Foram cinco sofridos anos de faculdade após um longos dias de trabalho, às vezes sem ter tempo de comer ou tomar banho, deixando meu filho, ainda pequeno, em casa. Muitas vezes ele pedia que eu não fosse para a aula. Os sábados e domingos eram dedicados para trabalhos e estudos, além da minhas obrigações normais de casa, então tive que abandonar a arbitragem, com grande pesar. Mas quando olho para o meu diploma e minha carteira da ordem, sinto que valeu a pena.
Enfim, a oportunidade para trabalhar no tão sonhado Direito. Deixei para trás amigos, que nunca vou esquecer, afinal foram oito anos de delegacia, mas eu tinha que ir atrás do meu sonho.

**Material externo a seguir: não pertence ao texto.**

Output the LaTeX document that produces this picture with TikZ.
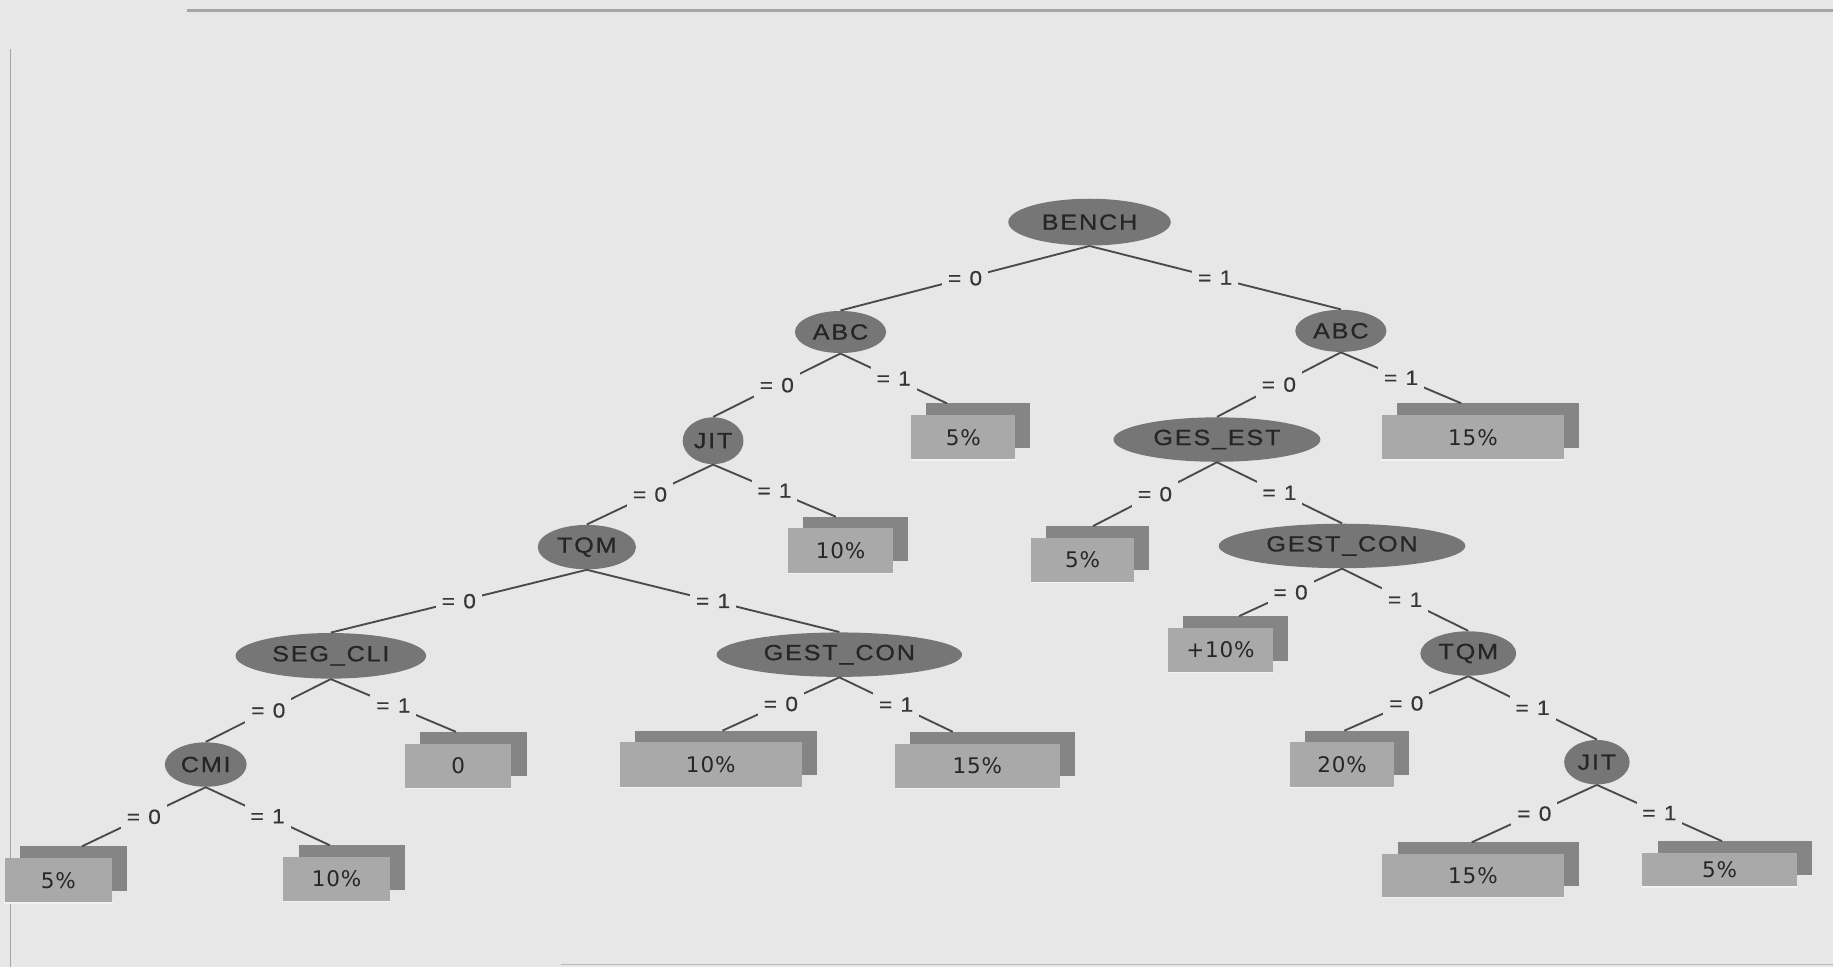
\documentclass[tikz,border=0pt]{standalone}
\usepackage{fontspec}
\setmainfont{Liberation Sans}
\newfontfamily\ellfont[FakeStretch=1.15,LetterSpace=8,FakeBold=0.6]{Liberation Sans}
\newfontfamily\lblfont[FakeStretch=1.1,LetterSpace=10,FakeBold=0.4]{Liberation Sans}
\newfontfamily\leaffont[LetterSpace=4]{DejaVu Sans}
\usetikzlibrary{shapes.geometric}

\definecolor{bgcol}{HTML}{E7E7E7}
\definecolor{ellcol}{HTML}{767676}
\definecolor{elltext}{HTML}{252525}
\definecolor{frontcol}{HTML}{A9A9A9}
\definecolor{backcol}{HTML}{858585}
\definecolor{edgecol}{HTML}{4A4A4A}
\definecolor{lbltext}{HTML}{363636}
\definecolor{framecol}{HTML}{A6A6A6}

% one unit = one pixel of the drawing
\newdimen\pxu
\pxu=0.5pt

\tikzset{
  split/.style={ellipse, fill=ellcol, inner sep=0pt, text=elltext,
    font=\ellfont\fontsize{9.4}{10}\selectfont},
  frontbox/.style={rectangle, fill=frontcol, inner sep=0pt, text=black!85,
    font=\leaffont\fontsize{9.2}{10}\selectfont},
  backbox/.style={rectangle, fill=backcol, inner sep=0pt},
  edge/.style={draw=edgecol, line width=0.8pt},
  lbl/.style={fill=bgcol, inner sep=2.5pt, text=lbltext,
    font=\lblfont\fontsize{8.8}{10}\selectfont},
  shine/.style={draw=white!85!frontcol, line width=0.6pt},
}

% split node: name, x, y, width, height, text
\newcommand\splitnode[6]{%
  \node[split, minimum width=#4\pxu, minimum height=#5\pxu] (#1) at (#2,#3) {#6};}

% leaf: name, x, y, width, height, text, x of the connector end
\newcommand\leafnode[7]{%
  \node[backbox, minimum width=#4\pxu, minimum height=#5\pxu] (#1-b) at (#2+13,#3-10) {};
  \node[frontbox, minimum width=#4\pxu, minimum height=#5\pxu] (#1) at (#2,#3) {#6};
  \draw[shine] (#1.south west) -- (#1.south east);
  \coordinate (#1-a) at (#7,#3-#5/2-10);}

\begin{document}
\begin{tikzpicture}[x=0.5pt, y=-0.5pt]
  % page and frame
  \fill[bgcol] (0,0) rectangle (1568,827);
  \useasboundingbox (0,0) rectangle (1568,827);
  \coordinate (ft0) at (160,9);   \coordinate (ft1) at (1568,9);
  \coordinate (fl0) at (9,42);    \coordinate (fl1) at (9,827);
  \coordinate (fb0) at (480,825); \coordinate (fb1) at (1568,825);
  \draw[framecol, line width=1.1pt] (ft0) -- (ft1);
  \draw[framecol, line width=0.8pt] (fl0) -- (fl1);
  \draw[framecol!70!bgcol, line width=0.8pt] (fb0) -- (fb1);

  % decision nodes
  \splitnode{bench}{932}{190}{139}{40}{BENCH}
  \splitnode{abcL}{719}{284}{78}{36}{ABC}
  \splitnode{abcR}{1147}{283}{78}{36}{ABC}
  \splitnode{jitA}{610}{377}{52}{40}{JIT}
  \splitnode{gesest}{1041}{376}{177}{38}{GES\_EST}
  \splitnode{tqmA}{502}{468}{84}{38}{TQM}
  \splitnode{gconR}{1148}{467}{211}{38}{GEST\_CON}
  \splitnode{segcli}{283}{561}{163}{39}{SEG\_CLI}
  \splitnode{gconL}{718}{560}{210}{38}{GEST\_CON}
  \splitnode{tqmB}{1256}{559}{82}{38}{TQM}
  \splitnode{cmi}{176}{654}{70}{38}{CMI}
  \splitnode{jitB}{1366}{652}{56}{38}{JIT}

  % leaves
  \leafnode{l1}{824}{374}{89}{38}{5\%}{810}
  \leafnode{l2}{1260}{374}{156}{38}{15\%}{1250}
  \leafnode{l3}{719}{471}{90}{38}{10\%}{715}
  \leafnode{l4}{926}{479}{88}{38}{5\%}{935}
  \leafnode{l5}{1044}{556}{90}{38}{+10\%}{1060}
  \leafnode{l6}{392}{655}{91}{38}{0}{390}
  \leafnode{l7}{608}{654}{156}{38}{10\%}{618}
  \leafnode{l8}{836}{655}{141}{38}{15\%}{815}
  \leafnode{l9}{1148}{654}{89}{38}{20\%}{1150}
  \leafnode{l10}{50}{753}{92}{38}{5\%}{70}
  \leafnode{l11}{288}{752}{91}{38}{10\%}{282}
  \leafnode{l12}{1260}{749}{155}{37}{15\%}{1259}
  \leafnode{l13}{1471}{744}{132}{29}{5\%}{1473}

  % branches
  \draw[edge] (bench.south) -- node[lbl]{= 0} (abcL.north);
  \draw[edge] (bench.south) -- node[lbl]{= 1} (abcR.north);
  \draw[edge] (abcL.south) -- node[lbl]{= 0} (jitA.north);
  \draw[edge] (abcL.south) -- node[lbl]{= 1} (l1-a);
  \draw[edge] (abcR.south) -- node[lbl]{= 0} (gesest.north);
  \draw[edge] (abcR.south) -- node[lbl]{= 1} (l2-a);
  \draw[edge] (jitA.south) -- node[lbl]{= 0} (tqmA.north);
  \draw[edge] (jitA.south) -- node[lbl]{= 1} (l3-a);
  \draw[edge] (gesest.south) -- node[lbl]{= 0} (l4-a);
  \draw[edge] (gesest.south) -- node[lbl]{= 1} (gconR.north);
  \draw[edge] (tqmA.south) -- node[lbl]{= 0} (segcli.north);
  \draw[edge] (tqmA.south) -- node[lbl]{= 1} (gconL.north);
  \draw[edge] (gconR.south) -- node[lbl]{= 0} (l5-a);
  \draw[edge] (gconR.south) -- node[lbl]{= 1} (tqmB.north);
  \draw[edge] (segcli.south) -- node[lbl]{= 0} (cmi.north);
  \draw[edge] (segcli.south) -- node[lbl]{= 1} (l6-a);
  \draw[edge] (gconL.south) -- node[lbl]{= 0} (l7-a);
  \draw[edge] (gconL.south) -- node[lbl]{= 1} (l8-a);
  \draw[edge] (tqmB.south) -- node[lbl]{= 0} (l9-a);
  \draw[edge] (tqmB.south) -- node[lbl]{= 1} (jitB.north);
  \draw[edge] (cmi.south) -- node[lbl]{= 0} (l10-a);
  \draw[edge] (cmi.south) -- node[lbl]{= 1} (l11-a);
  \draw[edge] (jitB.south) -- node[lbl]{= 0} (l12-a);
  \draw[edge] (jitB.south) -- node[lbl]{= 1} (l13-a);
\end{tikzpicture}
\end{document}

E veio da melhor maneira possível: atuando na assistência jurídica de pessoas carentes financeiramente, o que me deu oportunidade de aprender o que realmente era o Direito na prática, e, de crescer muito como ser humano vivenciando aquelas situações tão peculiares. Nunca um caso era igual ao outro.
Mas a roda da vida continuou a girar e vim parar em outro ramo da minha profissão: as relações de consumo. Tudo diferente de novo. Os pedidos são para "ontem", pessoas chegam nervosas, estressadas porque já chegaram no seu limite de tolerância e não conseguiram uma solução, então, os "superpoderosos" da equipe tem que resolver na mesma hora, senão "_vou na imprensa e nos seus superiores..." Sem contar que qualquer notícia relacionada que a mídia divulga num dia, no dia seguinte chove gente querendo que eu já saiba tudo de pronto. A cada dia um novo desafio a vencer, é disso que eu gosto!
O importante é que continuo trabalhando com pessoas, mesmo que seja de maneira bem diferente de quando comecei lá pela adolescência, pois, se antes trabalhava o corpo, agora trabalho com vidas, destinos, solução de problemas. É pena que o esporte tenha se reduzido a uma esporádica caminhada quando o cansaço deixa, e, à torcida pelo meu filho que agora é atleta.